Veronica Rueckert is an American writer, voice consultant, and former radio host known for her contributions to public radio and literature on communication and empowerment.

==Early life and education==
Growing up in small towns in Wisconsin, Rueckert often felt distinct due to her Hispanic heritage; she is half Mexican. She pursued higher education at the University of Wisconsin-Madison, where she trained as an opera singer and earned a degree in vocal performance.

==Career==
Rueckert's career in broadcasting began in 1996 at Wisconsin Public Radio, starting as a weekend announcer. She progressed to producing for the Peabody Award-winning, nationally syndicated program "To the Best of Our Knowledge," where her essays were also featured.
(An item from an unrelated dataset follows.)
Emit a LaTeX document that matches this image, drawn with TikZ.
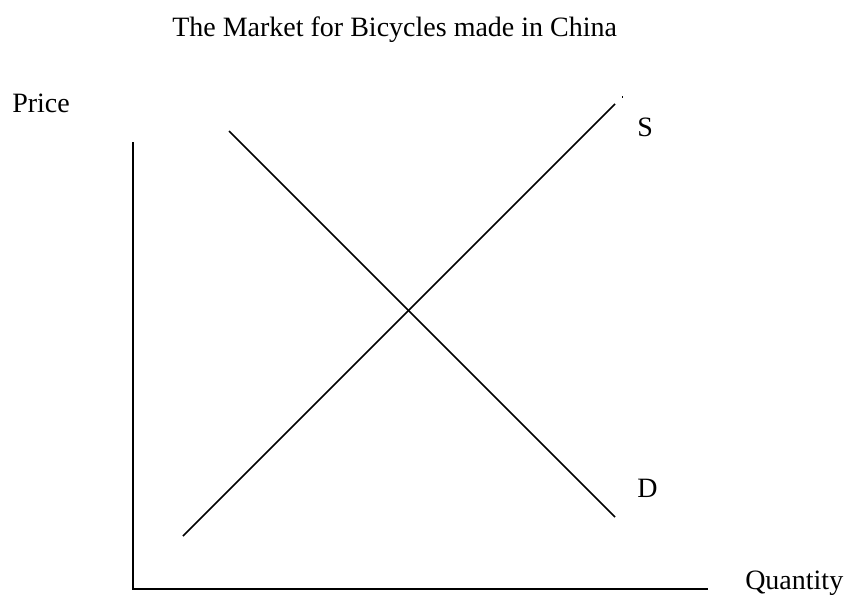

Rueckert hosted the afternoon drive-time program "Central Time" starting in 2013.

In 2015, Rueckert established a voice coaching and consulting business, focusing particularly on helping women find their voices. This work led to the publication of her book, Outspoken: Why Women's Voices Get Silenced and How to Set Them Free, in 2019 by HarperCollins. The book was noted by Kirkus Reviews for its unique perspective and practical advice, describing Rueckert's style as "encouraging, supportive, and cheerful."

Post-publication, Rueckert has written articles on women's voices and empowerment for several notable publications, including The Washington Post.